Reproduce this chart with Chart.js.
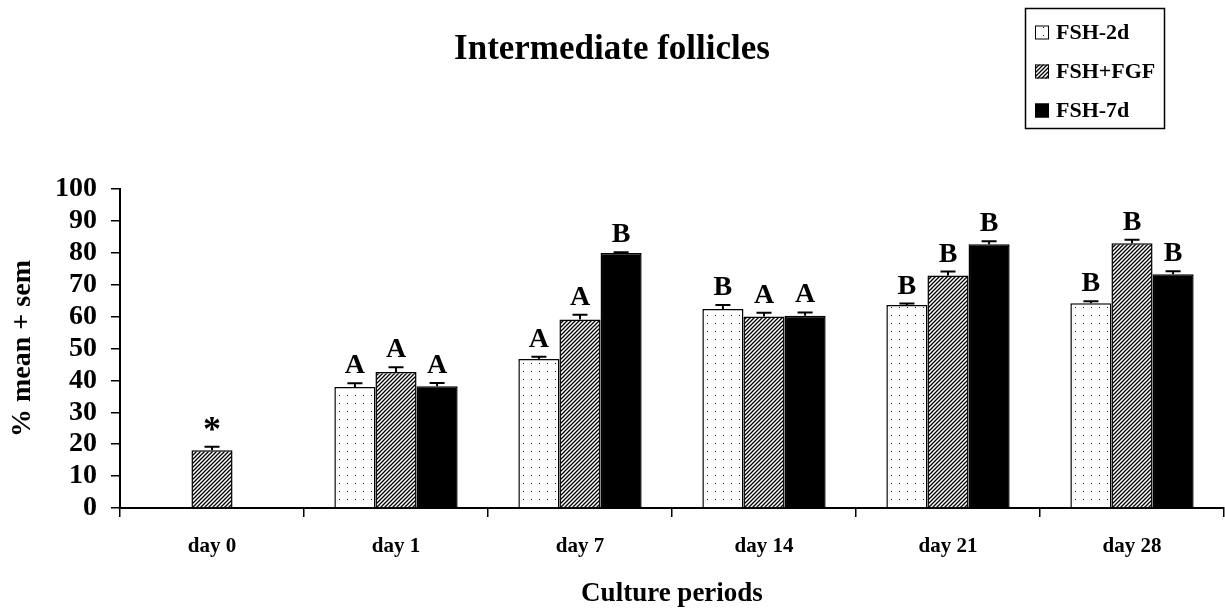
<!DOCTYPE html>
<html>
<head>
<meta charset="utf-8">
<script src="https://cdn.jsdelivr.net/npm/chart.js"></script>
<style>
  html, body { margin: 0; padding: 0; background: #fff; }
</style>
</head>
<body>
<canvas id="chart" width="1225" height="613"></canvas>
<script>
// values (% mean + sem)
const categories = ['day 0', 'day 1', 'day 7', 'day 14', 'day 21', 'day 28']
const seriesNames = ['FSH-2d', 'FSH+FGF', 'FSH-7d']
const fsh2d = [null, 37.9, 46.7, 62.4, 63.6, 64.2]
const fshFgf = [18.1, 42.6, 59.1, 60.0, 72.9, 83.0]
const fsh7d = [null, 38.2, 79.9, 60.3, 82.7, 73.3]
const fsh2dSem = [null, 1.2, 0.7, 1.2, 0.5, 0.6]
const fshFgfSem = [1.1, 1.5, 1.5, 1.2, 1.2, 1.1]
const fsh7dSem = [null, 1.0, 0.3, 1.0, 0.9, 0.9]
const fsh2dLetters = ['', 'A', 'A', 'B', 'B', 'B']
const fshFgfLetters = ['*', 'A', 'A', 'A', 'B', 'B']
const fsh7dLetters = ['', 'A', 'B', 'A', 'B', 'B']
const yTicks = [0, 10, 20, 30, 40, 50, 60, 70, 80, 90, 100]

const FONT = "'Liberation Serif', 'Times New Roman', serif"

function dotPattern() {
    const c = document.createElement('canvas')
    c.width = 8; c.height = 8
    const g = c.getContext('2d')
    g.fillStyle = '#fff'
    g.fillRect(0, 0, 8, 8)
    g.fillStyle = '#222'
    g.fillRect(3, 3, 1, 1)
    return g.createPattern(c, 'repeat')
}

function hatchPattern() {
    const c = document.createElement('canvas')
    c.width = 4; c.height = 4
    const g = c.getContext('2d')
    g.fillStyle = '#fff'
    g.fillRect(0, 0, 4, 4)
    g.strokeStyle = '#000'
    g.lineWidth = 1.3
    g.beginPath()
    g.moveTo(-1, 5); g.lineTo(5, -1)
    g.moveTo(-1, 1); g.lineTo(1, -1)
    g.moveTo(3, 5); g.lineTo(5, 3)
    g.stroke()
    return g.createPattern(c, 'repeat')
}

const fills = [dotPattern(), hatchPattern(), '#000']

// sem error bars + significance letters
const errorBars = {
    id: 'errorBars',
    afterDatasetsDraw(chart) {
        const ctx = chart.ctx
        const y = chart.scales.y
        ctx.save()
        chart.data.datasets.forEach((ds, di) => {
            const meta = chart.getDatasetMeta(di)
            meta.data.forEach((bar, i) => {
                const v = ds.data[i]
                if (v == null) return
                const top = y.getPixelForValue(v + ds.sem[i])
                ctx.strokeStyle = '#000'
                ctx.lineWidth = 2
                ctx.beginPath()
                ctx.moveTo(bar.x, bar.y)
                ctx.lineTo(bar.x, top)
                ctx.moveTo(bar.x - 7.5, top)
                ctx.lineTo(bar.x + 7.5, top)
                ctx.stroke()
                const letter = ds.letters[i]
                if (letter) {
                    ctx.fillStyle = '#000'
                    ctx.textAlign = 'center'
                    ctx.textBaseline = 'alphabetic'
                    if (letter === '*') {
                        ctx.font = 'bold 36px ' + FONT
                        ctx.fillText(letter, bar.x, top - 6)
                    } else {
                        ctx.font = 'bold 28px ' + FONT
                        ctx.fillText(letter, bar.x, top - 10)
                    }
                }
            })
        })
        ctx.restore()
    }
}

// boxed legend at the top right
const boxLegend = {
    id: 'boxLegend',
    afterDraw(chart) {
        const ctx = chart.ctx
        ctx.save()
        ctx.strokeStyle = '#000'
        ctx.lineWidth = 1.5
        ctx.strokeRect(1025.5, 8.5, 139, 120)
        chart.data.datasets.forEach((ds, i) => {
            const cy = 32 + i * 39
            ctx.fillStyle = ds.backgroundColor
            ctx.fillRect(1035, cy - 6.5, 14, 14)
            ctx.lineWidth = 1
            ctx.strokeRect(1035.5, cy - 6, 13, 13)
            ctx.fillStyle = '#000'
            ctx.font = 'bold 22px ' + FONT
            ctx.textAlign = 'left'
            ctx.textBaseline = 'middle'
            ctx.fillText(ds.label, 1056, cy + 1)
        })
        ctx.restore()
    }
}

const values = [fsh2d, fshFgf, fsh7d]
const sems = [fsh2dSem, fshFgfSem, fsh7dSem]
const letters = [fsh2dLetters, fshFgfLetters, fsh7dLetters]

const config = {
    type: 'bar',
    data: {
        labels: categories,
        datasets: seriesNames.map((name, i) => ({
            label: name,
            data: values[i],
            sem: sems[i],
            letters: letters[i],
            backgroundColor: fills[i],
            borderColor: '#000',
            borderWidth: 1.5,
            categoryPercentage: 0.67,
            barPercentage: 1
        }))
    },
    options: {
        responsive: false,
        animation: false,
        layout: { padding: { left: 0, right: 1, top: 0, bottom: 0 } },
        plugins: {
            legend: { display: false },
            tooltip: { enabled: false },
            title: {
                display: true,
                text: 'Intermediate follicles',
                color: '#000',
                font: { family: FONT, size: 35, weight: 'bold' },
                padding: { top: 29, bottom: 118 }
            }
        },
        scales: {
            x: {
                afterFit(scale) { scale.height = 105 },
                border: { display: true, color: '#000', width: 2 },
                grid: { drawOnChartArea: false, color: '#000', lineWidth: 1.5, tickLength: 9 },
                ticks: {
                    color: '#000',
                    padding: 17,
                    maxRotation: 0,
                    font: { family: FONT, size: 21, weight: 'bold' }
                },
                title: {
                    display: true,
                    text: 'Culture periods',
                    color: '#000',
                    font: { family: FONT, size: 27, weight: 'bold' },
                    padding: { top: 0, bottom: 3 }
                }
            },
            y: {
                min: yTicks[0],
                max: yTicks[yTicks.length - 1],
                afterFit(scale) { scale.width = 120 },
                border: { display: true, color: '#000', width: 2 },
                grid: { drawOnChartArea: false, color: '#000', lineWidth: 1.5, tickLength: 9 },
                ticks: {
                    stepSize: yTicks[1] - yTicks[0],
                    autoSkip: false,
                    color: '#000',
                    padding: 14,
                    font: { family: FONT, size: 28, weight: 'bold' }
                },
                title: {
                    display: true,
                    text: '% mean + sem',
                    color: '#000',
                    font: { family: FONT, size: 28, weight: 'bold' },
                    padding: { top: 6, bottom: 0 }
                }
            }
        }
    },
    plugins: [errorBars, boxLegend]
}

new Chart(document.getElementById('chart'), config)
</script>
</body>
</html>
= = = = = = =
*Given instruction*: Copy every line above word for word and exclude the pictures.

*The output*:
Reproduce this chart with Chart.js.
<!DOCTYPE html>
<html>
<head>
<meta charset="utf-8">
<script src="https://cdn.jsdelivr.net/npm/chart.js"></script>
<style>
  html, body { margin: 0; padding: 0; background: #fff; }
</style>
</head>
<body>
<canvas id="chart" width="1225" height="613"></canvas>
<script>
// values (% mean + sem)
const categories = ['day 0', 'day 1', 'day 7', 'day 14', 'day 21', 'day 28']
const seriesNames = ['FSH-2d', 'FSH+FGF', 'FSH-7d']
const fsh2d = [null, 37.9, 46.7, 62.4, 63.6, 64.2]
const fshFgf = [18.1, 42.6, 59.1, 60.0, 72.9, 83.0]
const fsh7d = [null, 38.2, 79.9, 60.3, 82.7, 73.3]
const fsh2dSem = [null, 1.2, 0.7, 1.2, 0.5, 0.6]
const fshFgfSem = [1.1, 1.5, 1.5, 1.2, 1.2, 1.1]
const fsh7dSem = [null, 1.0, 0.3, 1.0, 0.9, 0.9]
const fsh2dLetters = ['', 'A', 'A', 'B', 'B', 'B']
const fshFgfLetters = ['*', 'A', 'A', 'A', 'B', 'B']
const fsh7dLetters = ['', 'A', 'B', 'A', 'B', 'B']
const yTicks = [0, 10, 20, 30, 40, 50, 60, 70, 80, 90, 100]

const FONT = "'Liberation Serif', 'Times New Roman', serif"

function dotPattern() {
    const c = document.createElement('canvas')
    c.width = 8; c.height = 8
    const g = c.getContext('2d')
    g.fillStyle = '#fff'
    g.fillRect(0, 0, 8, 8)
    g.fillStyle = '#222'
    g.fillRect(3, 3, 1, 1)
    return g.createPattern(c, 'repeat')
}

function hatchPattern() {
    const c = document.createElement('canvas')
    c.width = 4; c.height = 4
    const g = c.getContext('2d')
    g.fillStyle = '#fff'
    g.fillRect(0, 0, 4, 4)
    g.strokeStyle = '#000'
    g.lineWidth = 1.3
    g.beginPath()
    g.moveTo(-1, 5); g.lineTo(5, -1)
    g.moveTo(-1, 1); g.lineTo(1, -1)
    g.moveTo(3, 5); g.lineTo(5, 3)
    g.stroke()
    return g.createPattern(c, 'repeat')
}

const fills = [dotPattern(), hatchPattern(), '#000']

// sem error bars + significance letters
const errorBars = {
    id: 'errorBars',
    afterDatasetsDraw(chart) {
        const ctx = chart.ctx
        const y = chart.scales.y
        ctx.save()
        chart.data.datasets.forEach((ds, di) => {
            const meta = chart.getDatasetMeta(di)
            meta.data.forEach((bar, i) => {
                const v = ds.data[i]
                if (v == null) return
                const top = y.getPixelForValue(v + ds.sem[i])
                ctx.strokeStyle = '#000'
                ctx.lineWidth = 2
                ctx.beginPath()
                ctx.moveTo(bar.x, bar.y)
                ctx.lineTo(bar.x, top)
                ctx.moveTo(bar.x - 7.5, top)
                ctx.lineTo(bar.x + 7.5, top)
                ctx.stroke()
                const letter = ds.letters[i]
                if (letter) {
                    ctx.fillStyle = '#000'
                    ctx.textAlign = 'center'
                    ctx.textBaseline = 'alphabetic'
                    if (letter === '*') {
                        ctx.font = 'bold 36px ' + FONT
                        ctx.fillText(letter, bar.x, top - 6)
                    } else {
                        ctx.font = 'bold 28px ' + FONT
                        ctx.fillText(letter, bar.x, top - 10)
                    }
                }
            })
        })
        ctx.restore()
    }
}

// boxed legend at the top right
const boxLegend = {
    id: 'boxLegend',
    afterDraw(chart) {
        const ctx = chart.ctx
        ctx.save()
        ctx.strokeStyle = '#000'
        ctx.lineWidth = 1.5
        ctx.strokeRect(1025.5, 8.5, 139, 120)
        chart.data.datasets.forEach((ds, i) => {
            const cy = 32 + i * 39
            ctx.fillStyle = ds.backgroundColor
            ctx.fillRect(1035, cy - 6.5, 14, 14)
            ctx.lineWidth = 1
            ctx.strokeRect(1035.5, cy - 6, 13, 13)
            ctx.fillStyle = '#000'
            ctx.font = 'bold 22px ' + FONT
            ctx.textAlign = 'left'
            ctx.textBaseline = 'middle'
            ctx.fillText(ds.label, 1056, cy + 1)
        })
        ctx.restore()
    }
}

const values = [fsh2d, fshFgf, fsh7d]
const sems = [fsh2dSem, fshFgfSem, fsh7dSem]
const letters = [fsh2dLetters, fshFgfLetters, fsh7dLetters]

const config = {
    type: 'bar',
    data: {
        labels: categories,
        datasets: seriesNames.map((name, i) => ({
            label: name,
            data: values[i],
            sem: sems[i],
            letters: letters[i],
            backgroundColor: fills[i],
            borderColor: '#000',
            borderWidth: 1.5,
            categoryPercentage: 0.67,
            barPercentage: 1
        }))
    },
    options: {
        responsive: false,
        animation: false,
        layout: { padding: { left: 0, right: 1, top: 0, bottom: 0 } },
        plugins: {
            legend: { display: false },
            tooltip: { enabled: false },
            title: {
                display: true,
                text: 'Intermediate follicles',
                color: '#000',
                font: { family: FONT, size: 35, weight: 'bold' },
                padding: { top: 29, bottom: 118 }
            }
        },
        scales: {
            x: {
                afterFit(scale) { scale.height = 105 },
                border: { display: true, color: '#000', width: 2 },
                grid: { drawOnChartArea: false, color: '#000', lineWidth: 1.5, tickLength: 9 },
                ticks: {
                    color: '#000',
                    padding: 17,
                    maxRotation: 0,
                    font: { family: FONT, size: 21, weight: 'bold' }
                },
                title: {
                    display: true,
                    text: 'Culture periods',
                    color: '#000',
                    font: { family: FONT, size: 27, weight: 'bold' },
                    padding: { top: 0, bottom: 3 }
                }
            },
            y: {
                min: yTicks[0],
                max: yTicks[yTicks.length - 1],
                afterFit(scale) { scale.width = 120 },
                border: { display: true, color: '#000', width: 2 },
                grid: { drawOnChartArea: false, color: '#000', lineWidth: 1.5, tickLength: 9 },
                ticks: {
                    stepSize: yTicks[1] - yTicks[0],
                    autoSkip: false,
                    color: '#000',
                    padding: 14,
                    font: { family: FONT, size: 28, weight: 'bold' }
                },
                title: {
                    display: true,
                    text: '% mean + sem',
                    color: '#000',
                    font: { family: FONT, size: 28, weight: 'bold' },
                    padding: { top: 6, bottom: 0 }
                }
            }
        }
    },
    plugins: [errorBars, boxLegend]
}

new Chart(document.getElementById('chart'), config)
</script>
</body>
</html>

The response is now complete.